The Baltimore County public schools and the state education department sponsored the fair to give local educators a chance to discuss the designs with the experts who developed them. Two of the nine designs--Roots and Wings and the ATLAS Communities project--were first field-tested in Maryland.

"This is not a top-down effort," Nancy Grasmick, the state superintendent of schools, told the audience. "Unless an individual school will make a commitment that is shared by 80 percent of the staff members to pursue this, we do not believe it is worth pursuing."

Nonetheless, Grasmick hopes that at least a handful of schools in five Maryland counties will agree to adopt the designs beginning this fall. Another eight counties could be added to the mix the following year.

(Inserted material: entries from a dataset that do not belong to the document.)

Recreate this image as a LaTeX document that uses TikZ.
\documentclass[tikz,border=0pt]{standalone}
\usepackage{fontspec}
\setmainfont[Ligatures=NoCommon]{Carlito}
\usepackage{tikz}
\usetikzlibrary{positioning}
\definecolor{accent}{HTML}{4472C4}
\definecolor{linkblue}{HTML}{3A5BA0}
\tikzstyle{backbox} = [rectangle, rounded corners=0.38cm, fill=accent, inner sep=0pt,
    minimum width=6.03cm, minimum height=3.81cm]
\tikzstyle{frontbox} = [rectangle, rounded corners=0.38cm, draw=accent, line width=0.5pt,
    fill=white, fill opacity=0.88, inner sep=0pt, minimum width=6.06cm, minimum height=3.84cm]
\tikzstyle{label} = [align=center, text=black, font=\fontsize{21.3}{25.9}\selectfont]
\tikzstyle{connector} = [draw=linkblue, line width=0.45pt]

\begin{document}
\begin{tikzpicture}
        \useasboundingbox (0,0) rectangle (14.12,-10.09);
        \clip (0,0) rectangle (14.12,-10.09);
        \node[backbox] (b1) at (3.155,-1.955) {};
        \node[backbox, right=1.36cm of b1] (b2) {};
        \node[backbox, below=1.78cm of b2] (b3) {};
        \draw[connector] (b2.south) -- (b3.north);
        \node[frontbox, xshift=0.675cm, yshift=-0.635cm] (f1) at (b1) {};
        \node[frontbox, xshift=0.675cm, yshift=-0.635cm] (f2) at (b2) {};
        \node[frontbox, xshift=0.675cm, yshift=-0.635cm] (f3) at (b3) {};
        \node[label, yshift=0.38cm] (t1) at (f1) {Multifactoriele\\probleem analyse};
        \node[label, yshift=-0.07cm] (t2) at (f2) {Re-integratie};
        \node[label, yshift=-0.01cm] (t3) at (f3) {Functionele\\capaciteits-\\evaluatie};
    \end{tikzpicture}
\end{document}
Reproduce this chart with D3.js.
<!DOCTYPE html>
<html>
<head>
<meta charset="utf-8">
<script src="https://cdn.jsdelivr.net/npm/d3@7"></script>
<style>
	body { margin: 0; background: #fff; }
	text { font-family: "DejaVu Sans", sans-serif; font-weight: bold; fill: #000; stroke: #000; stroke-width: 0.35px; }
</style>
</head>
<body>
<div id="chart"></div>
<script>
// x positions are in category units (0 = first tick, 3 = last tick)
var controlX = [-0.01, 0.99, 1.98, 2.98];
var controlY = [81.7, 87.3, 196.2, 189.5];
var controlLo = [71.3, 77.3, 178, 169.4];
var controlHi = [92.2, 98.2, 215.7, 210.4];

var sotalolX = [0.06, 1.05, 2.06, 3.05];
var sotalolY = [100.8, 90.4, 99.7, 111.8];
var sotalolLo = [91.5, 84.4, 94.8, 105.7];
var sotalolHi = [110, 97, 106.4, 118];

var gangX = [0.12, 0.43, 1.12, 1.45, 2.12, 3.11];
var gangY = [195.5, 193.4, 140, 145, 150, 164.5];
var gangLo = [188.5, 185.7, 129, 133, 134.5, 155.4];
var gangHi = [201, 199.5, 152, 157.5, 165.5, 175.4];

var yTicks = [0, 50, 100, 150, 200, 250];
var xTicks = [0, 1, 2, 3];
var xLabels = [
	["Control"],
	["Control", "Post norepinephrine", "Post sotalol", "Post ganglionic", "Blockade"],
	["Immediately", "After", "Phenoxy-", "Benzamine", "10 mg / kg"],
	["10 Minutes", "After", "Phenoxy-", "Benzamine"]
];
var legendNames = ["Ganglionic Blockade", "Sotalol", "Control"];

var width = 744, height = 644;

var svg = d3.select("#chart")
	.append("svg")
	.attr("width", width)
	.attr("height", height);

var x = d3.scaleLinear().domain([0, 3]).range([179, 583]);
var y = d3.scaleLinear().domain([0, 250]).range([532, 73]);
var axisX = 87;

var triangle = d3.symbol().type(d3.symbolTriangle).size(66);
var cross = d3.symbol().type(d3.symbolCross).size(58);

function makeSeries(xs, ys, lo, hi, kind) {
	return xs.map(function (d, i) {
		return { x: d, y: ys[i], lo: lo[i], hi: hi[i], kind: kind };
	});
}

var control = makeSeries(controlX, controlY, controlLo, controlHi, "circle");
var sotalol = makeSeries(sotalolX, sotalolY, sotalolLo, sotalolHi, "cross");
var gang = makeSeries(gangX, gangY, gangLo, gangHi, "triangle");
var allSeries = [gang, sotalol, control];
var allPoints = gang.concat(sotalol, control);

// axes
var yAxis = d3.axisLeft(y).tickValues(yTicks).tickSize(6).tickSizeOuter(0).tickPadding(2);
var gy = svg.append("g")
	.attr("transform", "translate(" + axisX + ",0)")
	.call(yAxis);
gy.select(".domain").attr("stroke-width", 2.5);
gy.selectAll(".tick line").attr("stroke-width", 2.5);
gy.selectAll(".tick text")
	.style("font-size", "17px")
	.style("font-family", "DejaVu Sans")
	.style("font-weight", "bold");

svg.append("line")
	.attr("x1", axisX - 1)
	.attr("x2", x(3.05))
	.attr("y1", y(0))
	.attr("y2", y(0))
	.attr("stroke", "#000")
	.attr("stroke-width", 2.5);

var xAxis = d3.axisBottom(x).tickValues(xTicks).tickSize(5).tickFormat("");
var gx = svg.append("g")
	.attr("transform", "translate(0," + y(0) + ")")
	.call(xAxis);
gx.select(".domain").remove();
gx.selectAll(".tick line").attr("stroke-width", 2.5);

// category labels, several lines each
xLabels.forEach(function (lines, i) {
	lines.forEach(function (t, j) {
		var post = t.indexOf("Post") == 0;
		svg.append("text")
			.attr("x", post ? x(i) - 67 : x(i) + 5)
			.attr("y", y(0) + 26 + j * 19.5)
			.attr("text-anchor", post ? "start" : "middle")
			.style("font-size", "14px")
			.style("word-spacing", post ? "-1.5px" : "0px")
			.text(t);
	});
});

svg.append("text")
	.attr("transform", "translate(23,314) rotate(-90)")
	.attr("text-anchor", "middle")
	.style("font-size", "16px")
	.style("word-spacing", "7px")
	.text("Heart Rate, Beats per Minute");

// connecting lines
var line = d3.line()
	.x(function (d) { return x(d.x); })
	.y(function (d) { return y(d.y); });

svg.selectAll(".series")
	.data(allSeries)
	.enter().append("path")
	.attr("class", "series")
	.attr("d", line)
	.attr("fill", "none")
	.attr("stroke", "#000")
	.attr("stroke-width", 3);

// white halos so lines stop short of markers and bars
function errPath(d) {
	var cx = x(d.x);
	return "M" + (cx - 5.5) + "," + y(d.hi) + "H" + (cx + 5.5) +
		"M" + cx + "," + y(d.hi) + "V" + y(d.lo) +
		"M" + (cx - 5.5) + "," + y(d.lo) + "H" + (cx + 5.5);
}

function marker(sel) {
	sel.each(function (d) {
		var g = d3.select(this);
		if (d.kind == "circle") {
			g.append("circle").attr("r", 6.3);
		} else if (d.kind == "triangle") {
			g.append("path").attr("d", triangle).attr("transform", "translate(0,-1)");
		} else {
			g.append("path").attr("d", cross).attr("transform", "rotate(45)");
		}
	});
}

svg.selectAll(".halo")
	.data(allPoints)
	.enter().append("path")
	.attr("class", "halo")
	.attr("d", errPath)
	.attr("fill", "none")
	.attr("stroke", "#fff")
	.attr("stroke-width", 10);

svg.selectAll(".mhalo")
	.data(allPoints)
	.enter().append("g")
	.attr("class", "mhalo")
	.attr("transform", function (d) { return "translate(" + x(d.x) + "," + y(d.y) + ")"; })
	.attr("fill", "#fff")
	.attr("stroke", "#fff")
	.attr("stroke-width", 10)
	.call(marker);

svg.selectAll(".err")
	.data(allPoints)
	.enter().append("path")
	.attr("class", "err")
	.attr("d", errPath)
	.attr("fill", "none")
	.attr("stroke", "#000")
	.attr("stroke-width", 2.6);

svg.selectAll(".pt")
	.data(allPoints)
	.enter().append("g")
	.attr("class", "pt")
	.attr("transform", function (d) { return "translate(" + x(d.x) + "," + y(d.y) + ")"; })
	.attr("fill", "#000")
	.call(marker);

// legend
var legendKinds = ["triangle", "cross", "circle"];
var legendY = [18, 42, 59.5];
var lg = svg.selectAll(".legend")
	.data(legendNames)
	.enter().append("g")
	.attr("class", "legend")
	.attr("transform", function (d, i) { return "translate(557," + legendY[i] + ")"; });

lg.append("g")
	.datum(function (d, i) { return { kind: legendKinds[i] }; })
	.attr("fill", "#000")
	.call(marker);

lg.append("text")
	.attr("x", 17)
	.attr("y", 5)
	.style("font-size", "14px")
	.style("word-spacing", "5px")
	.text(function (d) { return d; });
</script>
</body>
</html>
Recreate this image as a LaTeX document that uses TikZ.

"We wanted to stimulate their imagination and their excitement about the possibilities," she said of the fair, which drew teachers from at least a dozen counties.

Fact-Finding Mission

After milling around the display booths and trading gossip over soft drinks and cookies, the teachers could choose from among three 45-minute sessions to find out more about specific designs.

"I can't talk about all of this in much detail because I'm talking too much," Sidney Smith, the director of the ATLAS project, said as he sped through his presentation. Then he went on talking.

"I chose to go to the Modern Red Schoolhouse because just the title seemed intriguing," said Margie Wilkins, a 2nd-grade teacher from the Featherbed Elementary School in Baltimore County. "I guess, too, because of my age. I think, how did I learn without all this outcomes-based education and all of this new stuff?"

But Wilkins said she didn't get enough out of the session to make a decision about whether the program was right for her school. "I wish they had had more visuals," she sighed.

During a session on the Co-NECT design, Principal Carol Shilinsky of the all School in Worcester, Mass., described how the project helped transform her aged, inner-city school into a popular magnet program with rising test scores.

But several people in the audience blanched when they found out they would have to commit to 30 days of professional development a year and spend between $25,000 and $80,000 for the first year of implementation.

At a session on Expeditionary Learning, Ed Masey, the principal of the Inverness Center, an alternative middle school in Baltimore County, complained, "I have no budget, and everything is being cut."

The ATLAS project emphasized that it would prefer to work with feeder patterns of at least one elementary, middle, and high school.

"It's sort of exciting being here," said Wanda Ensor, a teacher at Dundalk Elementary School in Baltimore County. "There were excellent components to several programs." But she withheld judgment. "The idea that 80 percent of a staff has to agree to it and buy into it means we really have to do our homework," she explained. "So this is a fact-finding mission for us."

At least at first blush, no project struck out. That's more than can be said for the Baltimore Orioles. They lost to the Milwaukee Brewers, 7 to 0.